_INSTRUCTION_.
Only the lines from the one containing "Generate a Python" through the one containing "y_ticks = [0, 20, 40, 60, 80, 100, 120]" belong in the answer; copy them exactly and leave out pictures.

_PROVIDED ENTRIES_.

══════════

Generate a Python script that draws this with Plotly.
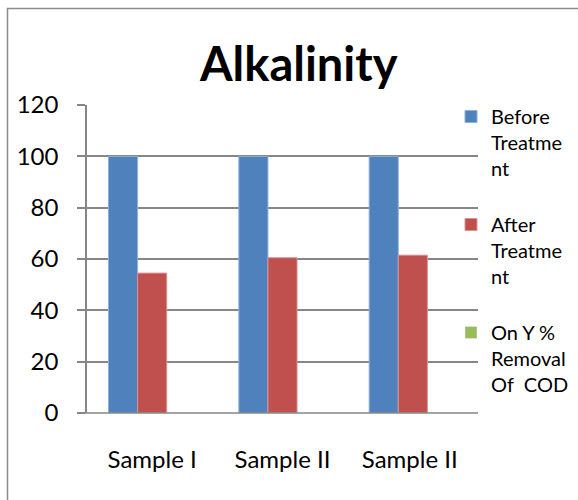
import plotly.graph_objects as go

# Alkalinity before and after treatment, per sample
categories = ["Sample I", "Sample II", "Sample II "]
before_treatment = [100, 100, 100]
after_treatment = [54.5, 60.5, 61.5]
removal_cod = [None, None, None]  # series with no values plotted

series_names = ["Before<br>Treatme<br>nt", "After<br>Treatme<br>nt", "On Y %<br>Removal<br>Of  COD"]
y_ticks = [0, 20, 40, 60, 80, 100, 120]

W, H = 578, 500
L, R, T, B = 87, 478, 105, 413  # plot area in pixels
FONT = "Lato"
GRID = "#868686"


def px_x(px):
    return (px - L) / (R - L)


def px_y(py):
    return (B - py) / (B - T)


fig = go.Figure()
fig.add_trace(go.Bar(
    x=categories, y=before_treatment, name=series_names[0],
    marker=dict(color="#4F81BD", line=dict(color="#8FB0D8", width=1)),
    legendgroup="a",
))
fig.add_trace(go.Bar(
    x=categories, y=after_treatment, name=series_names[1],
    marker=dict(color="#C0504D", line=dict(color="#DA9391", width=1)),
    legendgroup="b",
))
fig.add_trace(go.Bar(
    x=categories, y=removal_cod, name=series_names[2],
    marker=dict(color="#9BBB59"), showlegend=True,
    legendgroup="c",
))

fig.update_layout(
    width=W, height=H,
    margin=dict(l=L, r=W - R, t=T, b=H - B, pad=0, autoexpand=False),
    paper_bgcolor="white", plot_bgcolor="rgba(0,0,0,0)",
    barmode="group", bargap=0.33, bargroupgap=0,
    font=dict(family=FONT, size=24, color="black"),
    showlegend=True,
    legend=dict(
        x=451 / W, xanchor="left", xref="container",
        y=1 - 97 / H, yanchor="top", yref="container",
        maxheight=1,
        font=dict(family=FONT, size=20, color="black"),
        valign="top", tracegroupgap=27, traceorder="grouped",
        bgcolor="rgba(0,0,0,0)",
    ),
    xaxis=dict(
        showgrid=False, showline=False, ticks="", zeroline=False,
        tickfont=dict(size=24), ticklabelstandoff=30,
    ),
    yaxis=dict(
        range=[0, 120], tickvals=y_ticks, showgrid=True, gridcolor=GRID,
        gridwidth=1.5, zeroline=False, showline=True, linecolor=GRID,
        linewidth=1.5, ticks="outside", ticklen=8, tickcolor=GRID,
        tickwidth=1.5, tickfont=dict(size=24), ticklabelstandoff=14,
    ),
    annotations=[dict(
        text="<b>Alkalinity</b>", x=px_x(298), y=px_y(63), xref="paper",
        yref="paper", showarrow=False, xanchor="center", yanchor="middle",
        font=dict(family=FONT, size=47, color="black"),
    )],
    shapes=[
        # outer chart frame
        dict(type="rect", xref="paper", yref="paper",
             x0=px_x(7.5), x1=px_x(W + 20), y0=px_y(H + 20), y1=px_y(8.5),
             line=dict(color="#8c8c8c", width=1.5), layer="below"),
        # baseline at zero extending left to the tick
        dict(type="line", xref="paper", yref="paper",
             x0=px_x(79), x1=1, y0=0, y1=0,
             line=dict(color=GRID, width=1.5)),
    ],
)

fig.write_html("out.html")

══════════

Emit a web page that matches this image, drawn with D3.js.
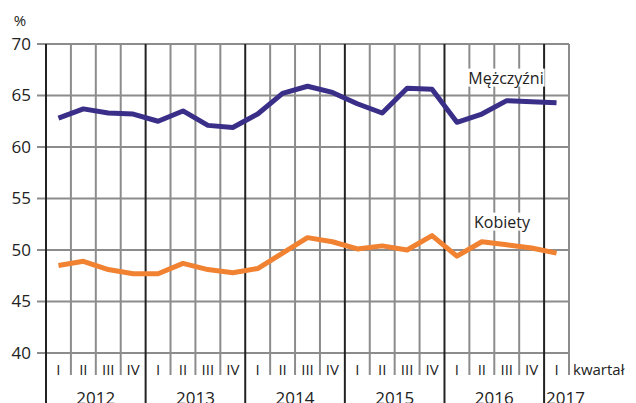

══════════

_WRITTEN RESPONSE_.
Generate a Python script that draws this with Plotly.
import plotly.graph_objects as go

# Alkalinity before and after treatment, per sample
categories = ["Sample I", "Sample II", "Sample II "]
before_treatment = [100, 100, 100]
after_treatment = [54.5, 60.5, 61.5]
removal_cod = [None, None, None]  # series with no values plotted

series_names = ["Before<br>Treatme<br>nt", "After<br>Treatme<br>nt", "On Y %<br>Removal<br>Of  COD"]
y_ticks = [0, 20, 40, 60, 80, 100, 120]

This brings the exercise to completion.